El instante mágico. Las laderas del Castillo y todos aquellos lugares con amplias explanadas acogieron multitudes en el mediodía del día 30 de agosto. Sin embargo, minutos antes de que la luna solapara al sol, unas nubes traicioneras amenazaron con chafar el sortilegio. La tristeza y la decepción invadió a todos los que se hallaban mirando al cielo. Muchos de los científicos, pese a la potencia de sus artefactos, también sintieron frustración, toda vez que las nubes velaban el hechizante fenómeno cuando el disco lunar comenzó a anteponerse al astro rey. Sin embargo, casi como por arte de magia, la nebulosa se evaporó, permitiendo a las decenas de miles de personas que en ese instante, desde todos los rincones de la ciudad y sus afueras, miraban al cielo, extasiarse con el fenómeno astronómico más especial. Este periódico recogió en su crónica del día siguiente ese momento preciso. Quien fuera que escribiera la crónica (que no aparece firmada) dejó para la historia un texto espléndido, de muy alto valor literario.
«Comenzó el eclipse entre nubes, que solo a intervalos permitían distinguir el sol, y la multitud empezó a dispersarse por calles y paseos, dirigiendo a lo alto los cristales ahumados. Los cerros que rodean el Castillo estaban llenos de gente, y también había mucha en las altas planicies de la parte sur de la población. En el campo de Lilaila se estableció un cordón de tropas para impedir el acceso de los curiosos, que podrían haber entorpecido las delicadas operaciones de los astrónomos. El eclipse avanzaba, y el cielo no ofrecía trazas de mejorar. Sólo durante algunos ratos podía observarse la silueta de la luna que poco a poco iba oscureciendo el disco solar».

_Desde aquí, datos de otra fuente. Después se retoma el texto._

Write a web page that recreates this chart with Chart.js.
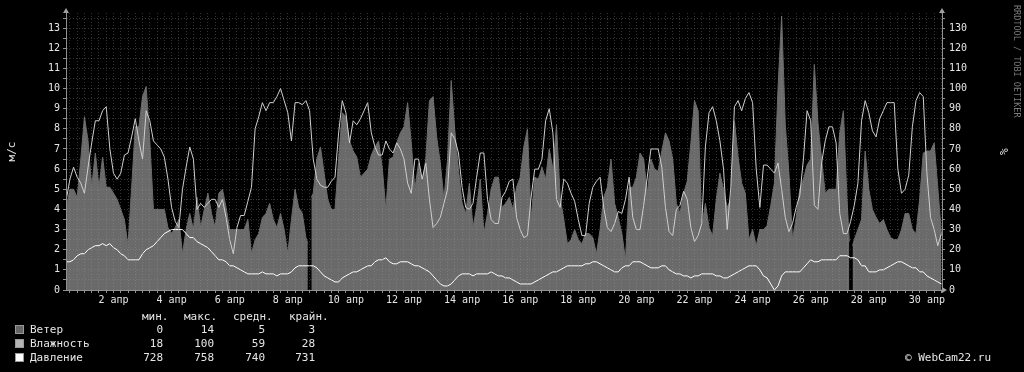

«Ya estaban cubiertas las tres cuartas partes del sol cuando subieron los globos del parque militar, y poco después, un enorme nubarrón cubrió el sol, amenazando con impedir por completo la observación del admirable fenómeno. La luz iba faltando; el paisaje tomaba tintas cárdenas y sombrías, y una ligera brisa se levantó refrescando el ambiente. Se acercaba el momento supremo de la totalidad y la maldita nube negra seguía ocultándonos el escenario donde iba a tener lugar el grandioso espectáculo. De repente, como por arte de encantamiento, la nube se rasgó; sus bordes se cubrieron de irisaciones nacaradas, y quedó libre un gran espacio de cielo, en cuyo centro se destacaba el sol, del que sólo se veía un ligero segmento, un borde delgadísimo parecido a un alambre candente. La oscuridad se acentuaba por momentos, los semblantes estaban lívidos, y una emoción indescriptible agitaba todos los corazones. De pronto, aquel hilo de luz brillante se rompió en varios fragmentos, que parecieron correr como lucientes chispas y desaparecieron al fin, quedando todo sumido en una oscuridad profunda. Algunas estrellas se dibujaron en el espacio, y el sol se transformó, convirtiéndose en un disco negro como el azabache. Apareció la corona solar blanca, resplandeciente, hermosa, de un tono que a nada puede compararse...».